------ Records shown

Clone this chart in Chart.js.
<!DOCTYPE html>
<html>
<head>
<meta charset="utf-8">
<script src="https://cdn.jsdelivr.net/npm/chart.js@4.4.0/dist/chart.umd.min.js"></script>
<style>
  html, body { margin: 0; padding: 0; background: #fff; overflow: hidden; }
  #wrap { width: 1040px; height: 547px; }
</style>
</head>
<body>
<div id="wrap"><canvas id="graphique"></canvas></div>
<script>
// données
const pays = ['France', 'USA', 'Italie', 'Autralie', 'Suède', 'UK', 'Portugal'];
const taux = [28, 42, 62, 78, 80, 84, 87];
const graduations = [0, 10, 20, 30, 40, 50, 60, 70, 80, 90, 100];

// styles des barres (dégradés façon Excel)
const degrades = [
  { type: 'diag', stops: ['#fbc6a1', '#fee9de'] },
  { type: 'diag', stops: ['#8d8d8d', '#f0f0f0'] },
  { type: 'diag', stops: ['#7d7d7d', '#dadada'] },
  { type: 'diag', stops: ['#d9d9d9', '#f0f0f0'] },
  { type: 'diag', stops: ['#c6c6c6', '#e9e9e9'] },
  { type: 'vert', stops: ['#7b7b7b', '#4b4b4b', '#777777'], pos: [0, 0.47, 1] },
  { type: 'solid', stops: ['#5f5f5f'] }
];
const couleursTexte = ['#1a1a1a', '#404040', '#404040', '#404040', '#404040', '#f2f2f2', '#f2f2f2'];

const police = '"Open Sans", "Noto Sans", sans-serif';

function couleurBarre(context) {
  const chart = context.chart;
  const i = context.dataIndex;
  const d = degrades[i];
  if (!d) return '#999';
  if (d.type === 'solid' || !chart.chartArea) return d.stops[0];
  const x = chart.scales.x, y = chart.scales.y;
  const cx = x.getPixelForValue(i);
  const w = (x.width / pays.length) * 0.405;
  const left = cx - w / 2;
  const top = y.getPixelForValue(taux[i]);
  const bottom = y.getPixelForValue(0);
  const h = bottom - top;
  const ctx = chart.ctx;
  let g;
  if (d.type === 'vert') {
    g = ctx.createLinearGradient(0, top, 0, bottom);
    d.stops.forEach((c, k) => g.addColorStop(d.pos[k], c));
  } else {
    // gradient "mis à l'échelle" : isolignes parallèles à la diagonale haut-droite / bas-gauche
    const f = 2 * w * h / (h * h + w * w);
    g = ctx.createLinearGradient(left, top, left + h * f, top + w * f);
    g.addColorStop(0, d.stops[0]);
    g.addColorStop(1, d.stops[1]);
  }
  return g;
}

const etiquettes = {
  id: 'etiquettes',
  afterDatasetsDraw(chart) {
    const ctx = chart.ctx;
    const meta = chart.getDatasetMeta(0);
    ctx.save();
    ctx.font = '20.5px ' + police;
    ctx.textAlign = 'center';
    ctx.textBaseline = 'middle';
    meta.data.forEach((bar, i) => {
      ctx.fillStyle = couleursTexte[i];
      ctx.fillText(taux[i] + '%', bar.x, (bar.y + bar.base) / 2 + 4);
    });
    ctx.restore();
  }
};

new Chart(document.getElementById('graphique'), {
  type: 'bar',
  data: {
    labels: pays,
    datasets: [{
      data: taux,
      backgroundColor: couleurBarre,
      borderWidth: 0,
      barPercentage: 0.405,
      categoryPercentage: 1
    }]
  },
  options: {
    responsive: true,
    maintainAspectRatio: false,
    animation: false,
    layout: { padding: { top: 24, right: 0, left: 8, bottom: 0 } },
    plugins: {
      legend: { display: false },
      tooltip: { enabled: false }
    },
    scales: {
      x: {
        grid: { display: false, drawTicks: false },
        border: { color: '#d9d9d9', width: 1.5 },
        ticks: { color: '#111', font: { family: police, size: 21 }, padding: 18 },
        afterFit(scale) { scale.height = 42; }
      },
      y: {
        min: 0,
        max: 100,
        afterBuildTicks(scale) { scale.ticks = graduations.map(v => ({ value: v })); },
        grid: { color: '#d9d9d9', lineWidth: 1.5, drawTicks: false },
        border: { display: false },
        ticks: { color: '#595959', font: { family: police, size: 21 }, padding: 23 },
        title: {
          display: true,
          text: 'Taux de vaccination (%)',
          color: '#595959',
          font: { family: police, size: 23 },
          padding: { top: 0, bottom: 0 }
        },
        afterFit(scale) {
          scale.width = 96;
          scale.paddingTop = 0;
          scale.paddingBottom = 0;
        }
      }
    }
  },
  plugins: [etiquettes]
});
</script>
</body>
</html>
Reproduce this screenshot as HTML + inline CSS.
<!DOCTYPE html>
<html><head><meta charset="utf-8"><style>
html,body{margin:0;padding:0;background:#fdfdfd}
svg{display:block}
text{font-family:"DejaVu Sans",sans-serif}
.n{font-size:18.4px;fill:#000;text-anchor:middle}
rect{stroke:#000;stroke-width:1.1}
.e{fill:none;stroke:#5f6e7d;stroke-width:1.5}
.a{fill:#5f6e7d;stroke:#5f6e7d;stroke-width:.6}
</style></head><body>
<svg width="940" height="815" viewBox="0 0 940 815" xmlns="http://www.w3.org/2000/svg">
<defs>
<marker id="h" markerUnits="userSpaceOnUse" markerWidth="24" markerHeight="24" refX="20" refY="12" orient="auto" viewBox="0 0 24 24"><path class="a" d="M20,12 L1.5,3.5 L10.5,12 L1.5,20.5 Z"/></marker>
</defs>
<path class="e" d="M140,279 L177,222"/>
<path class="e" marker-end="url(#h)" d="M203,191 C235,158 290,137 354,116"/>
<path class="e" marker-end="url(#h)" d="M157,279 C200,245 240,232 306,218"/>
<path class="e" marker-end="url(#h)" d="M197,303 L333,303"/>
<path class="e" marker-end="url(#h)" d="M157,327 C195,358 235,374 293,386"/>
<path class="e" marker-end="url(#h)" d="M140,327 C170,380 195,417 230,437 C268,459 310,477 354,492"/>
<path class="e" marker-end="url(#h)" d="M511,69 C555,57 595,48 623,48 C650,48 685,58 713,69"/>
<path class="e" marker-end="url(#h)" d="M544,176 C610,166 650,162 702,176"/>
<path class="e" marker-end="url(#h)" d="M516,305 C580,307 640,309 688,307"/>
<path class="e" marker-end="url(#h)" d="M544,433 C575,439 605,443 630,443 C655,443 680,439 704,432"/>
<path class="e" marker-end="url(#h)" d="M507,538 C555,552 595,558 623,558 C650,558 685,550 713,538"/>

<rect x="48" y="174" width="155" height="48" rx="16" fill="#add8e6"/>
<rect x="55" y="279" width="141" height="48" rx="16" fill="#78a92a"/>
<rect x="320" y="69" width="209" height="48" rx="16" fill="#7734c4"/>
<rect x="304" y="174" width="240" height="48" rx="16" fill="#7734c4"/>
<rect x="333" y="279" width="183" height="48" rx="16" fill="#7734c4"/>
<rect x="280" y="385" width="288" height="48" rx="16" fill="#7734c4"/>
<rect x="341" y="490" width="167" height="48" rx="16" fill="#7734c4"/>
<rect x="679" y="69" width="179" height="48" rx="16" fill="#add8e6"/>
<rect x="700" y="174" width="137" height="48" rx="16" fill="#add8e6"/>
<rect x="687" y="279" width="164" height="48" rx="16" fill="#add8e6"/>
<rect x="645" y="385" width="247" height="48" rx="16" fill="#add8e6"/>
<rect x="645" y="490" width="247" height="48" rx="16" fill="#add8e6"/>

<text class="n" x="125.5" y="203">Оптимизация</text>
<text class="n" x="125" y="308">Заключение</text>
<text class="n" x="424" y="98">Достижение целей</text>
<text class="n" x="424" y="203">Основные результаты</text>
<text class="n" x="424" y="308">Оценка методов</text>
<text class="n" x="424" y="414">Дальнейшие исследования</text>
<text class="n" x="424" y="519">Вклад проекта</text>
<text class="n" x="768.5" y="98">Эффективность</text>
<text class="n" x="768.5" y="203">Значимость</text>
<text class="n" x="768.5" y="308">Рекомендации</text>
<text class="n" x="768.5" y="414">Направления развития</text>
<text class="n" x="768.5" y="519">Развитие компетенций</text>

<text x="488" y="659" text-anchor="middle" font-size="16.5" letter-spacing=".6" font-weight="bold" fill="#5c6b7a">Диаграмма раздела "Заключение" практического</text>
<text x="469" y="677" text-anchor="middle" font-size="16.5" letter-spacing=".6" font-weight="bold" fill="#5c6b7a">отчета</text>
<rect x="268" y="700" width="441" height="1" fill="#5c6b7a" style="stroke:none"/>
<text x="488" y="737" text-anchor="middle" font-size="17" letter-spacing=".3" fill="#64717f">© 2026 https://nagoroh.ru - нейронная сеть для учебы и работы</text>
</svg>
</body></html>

------------
------ Records shown

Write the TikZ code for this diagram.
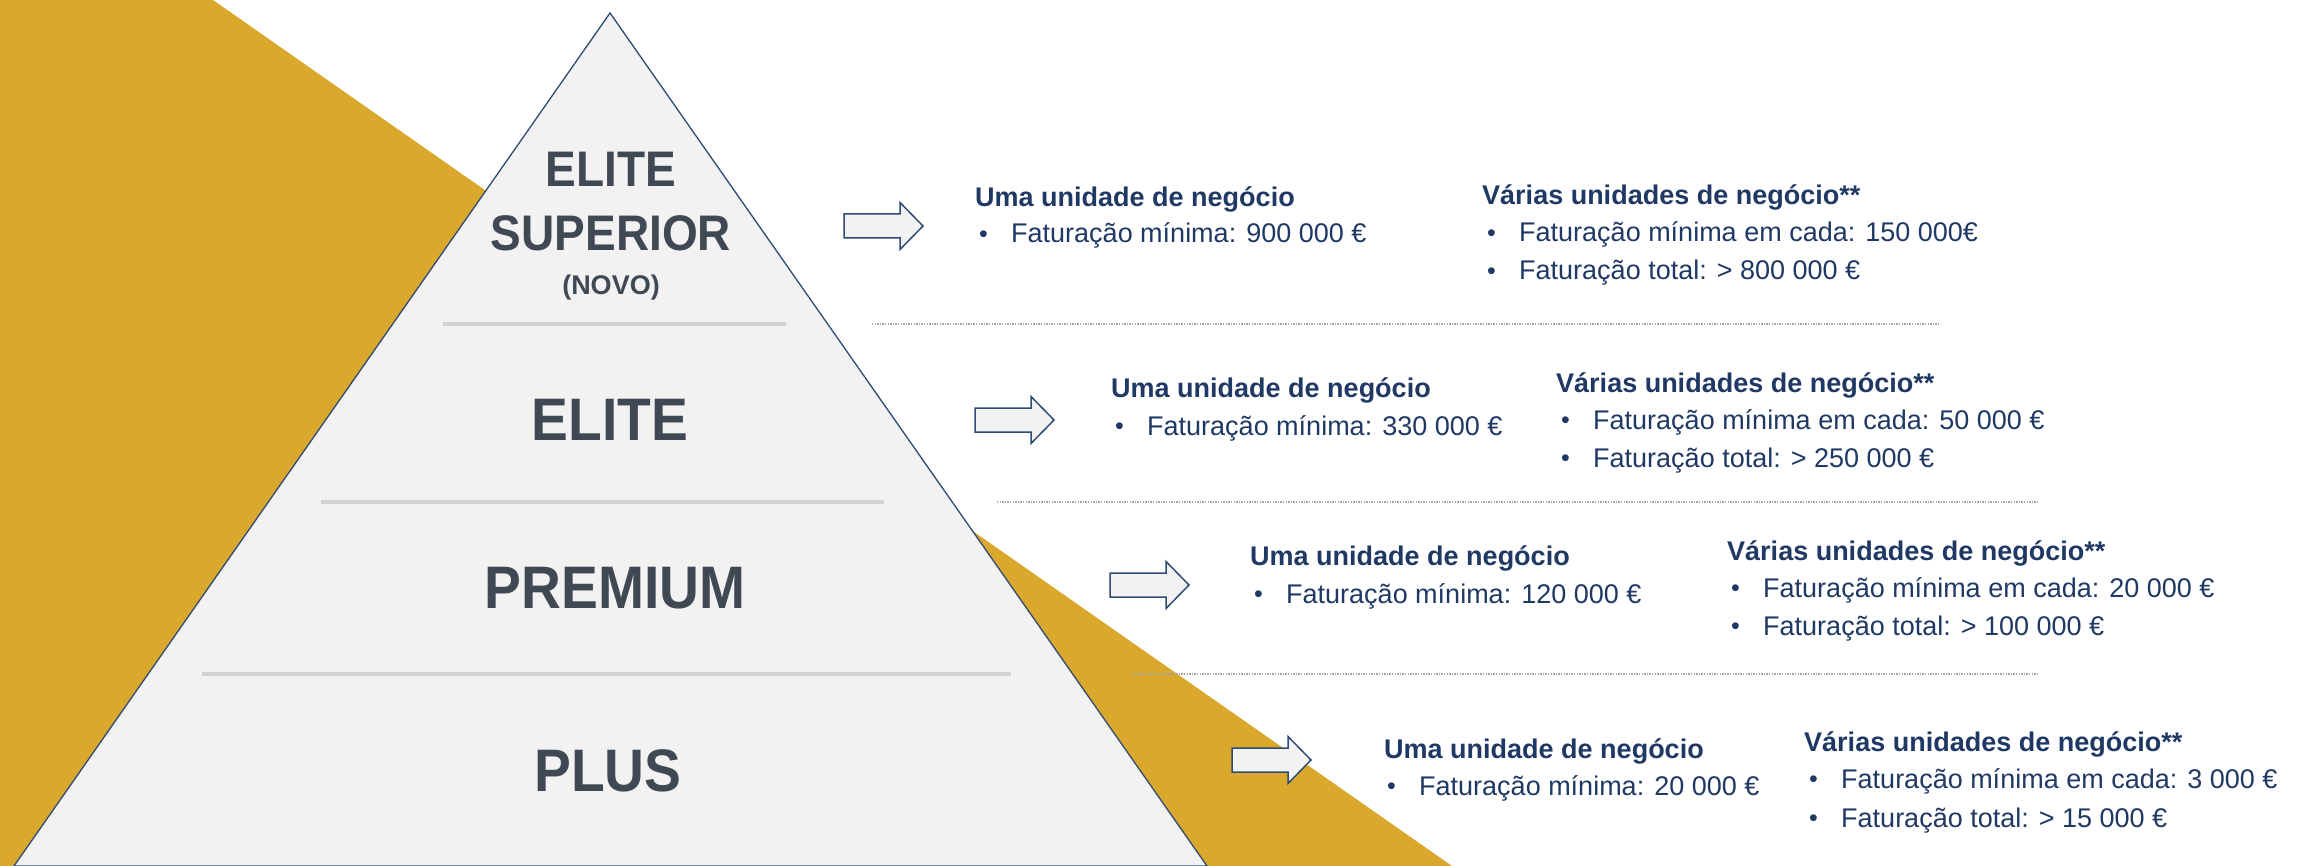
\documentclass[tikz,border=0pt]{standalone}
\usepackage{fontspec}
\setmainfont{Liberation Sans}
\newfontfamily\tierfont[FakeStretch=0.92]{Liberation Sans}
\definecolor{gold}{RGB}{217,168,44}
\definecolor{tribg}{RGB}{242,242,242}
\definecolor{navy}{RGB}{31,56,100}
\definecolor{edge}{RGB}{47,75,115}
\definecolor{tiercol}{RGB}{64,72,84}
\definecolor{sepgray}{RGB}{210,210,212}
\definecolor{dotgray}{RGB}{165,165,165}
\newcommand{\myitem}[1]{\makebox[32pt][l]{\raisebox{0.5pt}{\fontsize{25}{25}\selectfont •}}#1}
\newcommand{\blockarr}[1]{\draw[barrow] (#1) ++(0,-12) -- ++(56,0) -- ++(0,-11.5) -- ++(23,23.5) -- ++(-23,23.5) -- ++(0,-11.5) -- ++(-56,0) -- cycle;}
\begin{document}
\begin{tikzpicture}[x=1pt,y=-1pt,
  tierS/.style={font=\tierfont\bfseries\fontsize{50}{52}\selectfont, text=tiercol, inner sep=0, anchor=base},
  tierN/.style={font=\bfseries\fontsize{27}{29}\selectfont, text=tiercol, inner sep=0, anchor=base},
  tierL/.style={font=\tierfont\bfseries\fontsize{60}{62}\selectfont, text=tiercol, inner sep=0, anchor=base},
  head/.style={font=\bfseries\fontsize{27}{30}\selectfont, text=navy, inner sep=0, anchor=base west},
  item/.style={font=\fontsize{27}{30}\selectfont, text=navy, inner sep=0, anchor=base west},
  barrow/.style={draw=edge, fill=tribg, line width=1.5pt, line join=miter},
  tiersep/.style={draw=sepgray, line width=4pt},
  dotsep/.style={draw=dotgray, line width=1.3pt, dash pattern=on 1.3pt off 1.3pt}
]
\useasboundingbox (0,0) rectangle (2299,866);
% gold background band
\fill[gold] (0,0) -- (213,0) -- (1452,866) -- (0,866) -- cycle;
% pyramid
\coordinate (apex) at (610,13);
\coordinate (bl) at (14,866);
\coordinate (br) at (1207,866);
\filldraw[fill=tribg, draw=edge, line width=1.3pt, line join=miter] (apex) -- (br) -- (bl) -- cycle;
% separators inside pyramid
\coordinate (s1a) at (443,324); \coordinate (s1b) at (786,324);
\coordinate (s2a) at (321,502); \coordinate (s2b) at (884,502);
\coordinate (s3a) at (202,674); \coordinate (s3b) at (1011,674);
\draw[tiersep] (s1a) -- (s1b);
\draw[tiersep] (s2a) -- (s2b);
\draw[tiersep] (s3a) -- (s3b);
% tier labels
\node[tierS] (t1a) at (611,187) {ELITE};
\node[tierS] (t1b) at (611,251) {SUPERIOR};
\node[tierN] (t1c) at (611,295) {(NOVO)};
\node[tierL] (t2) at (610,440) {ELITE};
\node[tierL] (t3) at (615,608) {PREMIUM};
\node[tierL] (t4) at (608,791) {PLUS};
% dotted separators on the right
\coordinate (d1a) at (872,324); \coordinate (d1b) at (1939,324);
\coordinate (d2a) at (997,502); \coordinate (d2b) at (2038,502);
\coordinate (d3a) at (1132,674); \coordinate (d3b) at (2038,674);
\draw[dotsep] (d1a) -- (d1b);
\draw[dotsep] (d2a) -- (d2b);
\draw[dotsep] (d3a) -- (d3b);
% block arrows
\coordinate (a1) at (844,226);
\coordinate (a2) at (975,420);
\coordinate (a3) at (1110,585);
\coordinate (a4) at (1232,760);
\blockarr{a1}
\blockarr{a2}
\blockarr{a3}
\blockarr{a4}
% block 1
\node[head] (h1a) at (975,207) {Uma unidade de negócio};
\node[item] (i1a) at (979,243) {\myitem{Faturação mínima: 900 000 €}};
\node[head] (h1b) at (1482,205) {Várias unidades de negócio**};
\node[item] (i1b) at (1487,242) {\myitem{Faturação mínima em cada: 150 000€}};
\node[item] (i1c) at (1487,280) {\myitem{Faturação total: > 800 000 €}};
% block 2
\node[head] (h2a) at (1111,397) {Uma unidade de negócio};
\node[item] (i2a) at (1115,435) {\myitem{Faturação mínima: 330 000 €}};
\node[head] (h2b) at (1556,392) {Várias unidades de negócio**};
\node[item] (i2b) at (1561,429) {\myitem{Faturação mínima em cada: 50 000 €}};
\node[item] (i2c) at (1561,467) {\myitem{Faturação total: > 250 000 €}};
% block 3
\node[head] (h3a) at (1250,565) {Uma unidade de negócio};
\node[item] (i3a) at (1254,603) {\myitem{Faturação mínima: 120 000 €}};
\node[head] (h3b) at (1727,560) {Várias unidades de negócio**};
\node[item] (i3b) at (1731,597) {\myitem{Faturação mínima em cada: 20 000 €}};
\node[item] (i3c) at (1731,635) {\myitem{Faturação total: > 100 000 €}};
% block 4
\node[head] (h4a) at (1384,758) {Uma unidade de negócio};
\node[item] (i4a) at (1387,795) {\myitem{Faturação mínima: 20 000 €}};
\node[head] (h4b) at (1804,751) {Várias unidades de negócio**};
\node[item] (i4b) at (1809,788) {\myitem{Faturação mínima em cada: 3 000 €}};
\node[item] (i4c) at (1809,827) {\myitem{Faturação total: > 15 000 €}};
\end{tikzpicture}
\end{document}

------------
------ Records shown

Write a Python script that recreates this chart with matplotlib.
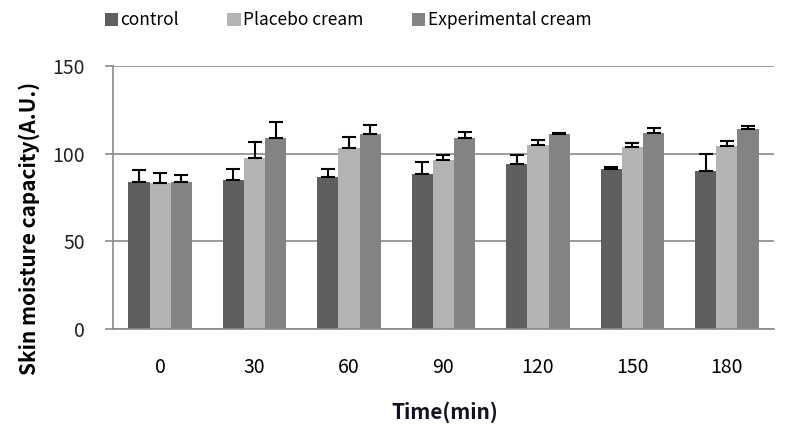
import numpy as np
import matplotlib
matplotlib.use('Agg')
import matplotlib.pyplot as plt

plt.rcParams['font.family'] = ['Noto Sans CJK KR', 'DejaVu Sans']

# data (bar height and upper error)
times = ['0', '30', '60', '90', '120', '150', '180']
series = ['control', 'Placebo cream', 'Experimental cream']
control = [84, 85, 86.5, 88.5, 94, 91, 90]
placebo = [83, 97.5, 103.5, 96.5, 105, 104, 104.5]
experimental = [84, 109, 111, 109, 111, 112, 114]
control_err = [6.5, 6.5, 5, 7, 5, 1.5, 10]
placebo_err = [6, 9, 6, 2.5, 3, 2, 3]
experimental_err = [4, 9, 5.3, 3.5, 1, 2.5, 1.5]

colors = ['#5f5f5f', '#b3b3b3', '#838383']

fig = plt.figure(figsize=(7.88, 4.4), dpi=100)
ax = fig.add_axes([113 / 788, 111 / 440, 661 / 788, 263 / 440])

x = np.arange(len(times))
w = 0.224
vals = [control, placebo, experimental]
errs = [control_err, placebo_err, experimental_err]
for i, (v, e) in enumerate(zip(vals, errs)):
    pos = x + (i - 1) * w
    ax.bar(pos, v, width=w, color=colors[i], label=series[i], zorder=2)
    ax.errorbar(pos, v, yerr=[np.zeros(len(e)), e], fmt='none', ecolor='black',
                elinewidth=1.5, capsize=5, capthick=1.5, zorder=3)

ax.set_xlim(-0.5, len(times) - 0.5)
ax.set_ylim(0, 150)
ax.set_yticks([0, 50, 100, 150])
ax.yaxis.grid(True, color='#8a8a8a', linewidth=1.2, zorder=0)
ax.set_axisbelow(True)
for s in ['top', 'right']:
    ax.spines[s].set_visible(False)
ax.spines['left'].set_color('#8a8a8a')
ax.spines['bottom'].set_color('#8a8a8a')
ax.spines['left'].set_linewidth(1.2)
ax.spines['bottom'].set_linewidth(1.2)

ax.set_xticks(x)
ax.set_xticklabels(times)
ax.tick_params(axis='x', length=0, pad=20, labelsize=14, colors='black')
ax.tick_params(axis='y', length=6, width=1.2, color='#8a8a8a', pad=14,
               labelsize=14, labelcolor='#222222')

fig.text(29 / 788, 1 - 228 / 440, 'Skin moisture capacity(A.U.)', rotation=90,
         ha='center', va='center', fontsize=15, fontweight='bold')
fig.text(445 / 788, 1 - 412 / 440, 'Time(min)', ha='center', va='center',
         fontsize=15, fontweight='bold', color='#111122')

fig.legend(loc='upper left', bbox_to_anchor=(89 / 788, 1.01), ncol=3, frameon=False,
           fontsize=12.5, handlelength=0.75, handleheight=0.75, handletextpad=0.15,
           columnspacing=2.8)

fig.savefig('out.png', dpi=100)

------------

■ Exercise
Above are records; repeat only the lines from the line with "Write a Python" through the line with "elinewidth=1.5, capsize=5, capthick=1.5, zorder=3)", and leave pictures out.

■ Solution for this exercise
Write a Python script that recreates this chart with matplotlib.
import numpy as np
import matplotlib
matplotlib.use('Agg')
import matplotlib.pyplot as plt

plt.rcParams['font.family'] = ['Noto Sans CJK KR', 'DejaVu Sans']

# data (bar height and upper error)
times = ['0', '30', '60', '90', '120', '150', '180']
series = ['control', 'Placebo cream', 'Experimental cream']
control = [84, 85, 86.5, 88.5, 94, 91, 90]
placebo = [83, 97.5, 103.5, 96.5, 105, 104, 104.5]
experimental = [84, 109, 111, 109, 111, 112, 114]
control_err = [6.5, 6.5, 5, 7, 5, 1.5, 10]
placebo_err = [6, 9, 6, 2.5, 3, 2, 3]
experimental_err = [4, 9, 5.3, 3.5, 1, 2.5, 1.5]

colors = ['#5f5f5f', '#b3b3b3', '#838383']

fig = plt.figure(figsize=(7.88, 4.4), dpi=100)
ax = fig.add_axes([113 / 788, 111 / 440, 661 / 788, 263 / 440])

x = np.arange(len(times))
w = 0.224
vals = [control, placebo, experimental]
errs = [control_err, placebo_err, experimental_err]
for i, (v, e) in enumerate(zip(vals, errs)):
    pos = x + (i - 1) * w
    ax.bar(pos, v, width=w, color=colors[i], label=series[i], zorder=2)
    ax.errorbar(pos, v, yerr=[np.zeros(len(e)), e], fmt='none', ecolor='black',
                elinewidth=1.5, capsize=5, capthick=1.5, zorder=3)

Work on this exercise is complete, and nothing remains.